Listen to this article
The $55bn market for servers has hit an inflection point, as average selling prices start to rise again after years of cut-throat competition and rampant commoditisation.
That, at least, is the hope that has been spreading through some of the world’s biggest technology companies following the release of data pointing to a turnround in a market that forms a core part of their business.
“We are thinking of this as more than an aberration,” said Paul Miller, vice-president of marketing for Hewlett-Packard’s enterprise server and storage group.
David Gelardi, a vice-president in IBM’s systems and technology division, added: “It’s a little bit of the pendulum swinging back.”
The figures in question, released this month by the technology research group IDC, show the average prices of servers sold in the final quarter of last year rose by 5.2 per cent. That ended a long downward trend as big companies shifted an increasing part of their computing effort to large numbers of low-cost, standardised machines.
While cautioning that the extent of the fourth-quarter turnround reflected some seasonal factors, Matt Eastwood, an IDC analyst, said it pointed to an acceleration of trends that was first apparent about three years ago.
The earlier habit of buying low-cost machines “by the pallet-full”, often plugging in a new server for every new computing application, had left companies with unexpected costs, he said.
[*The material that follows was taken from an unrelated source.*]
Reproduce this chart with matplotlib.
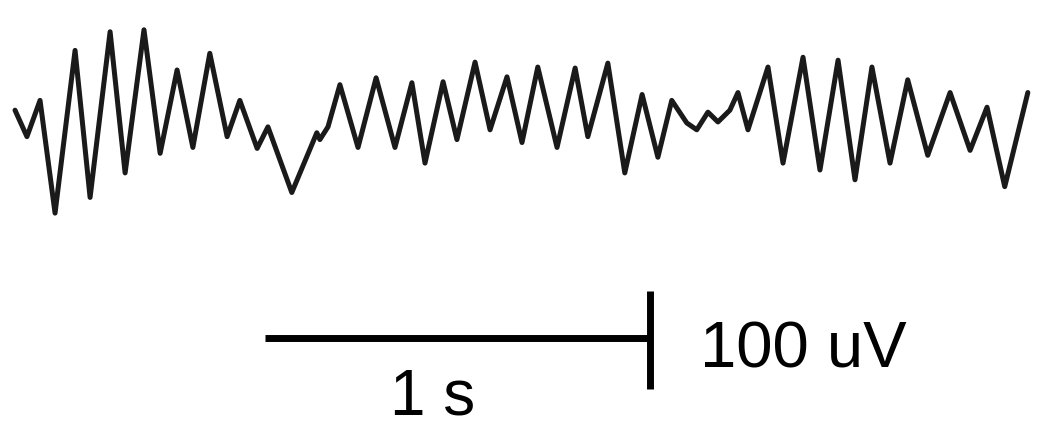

These included the expense of running under-utilised machines, many running at only 15-20 per cent capacity, and paying for information technology staff to maintain them.
Companies are now “buying fewer machines, but the machines are much more richly configured; there’s a lot more memory in them”, Mr Eastwood said.
That has led to an increase in demand for higher-end machines, which generally carry higher profit margins.
One of the main beneficiaries of this trend has been Sun Microsystems, which relies on server sales for a higher proportion of its revenues than rivals IBM, HP or Dell and has invested in more expensive cutting-edge machines to try to gain a technological edge.
Sun’s shares have jumped by more than 50 per cent since last summer as a cost-cutting drive and a pick-up in demand have lifted it back into profit.
Two new technologies have accelerated the trend for loading more work on to fewer, more expensive machines. One is the spread of “virtualisation” software, which makes it possible to run different computing tasks in parallel on the same machine.
In a sign of the surge in demand for virtualisation software, EMC recently announced plans for an initial public offering of its VMware subsidiary. With sales approaching $1bn a year and an expected market value of some $10bn, it has become the most widely anticipated new software offering on Wall Street for years.
The other new technology behind the apparent shift in the server business is the arrival of multi-core processors, chips that can handle several tasks simultaneously. The first servers based on quad-core processors hit the market last autumn.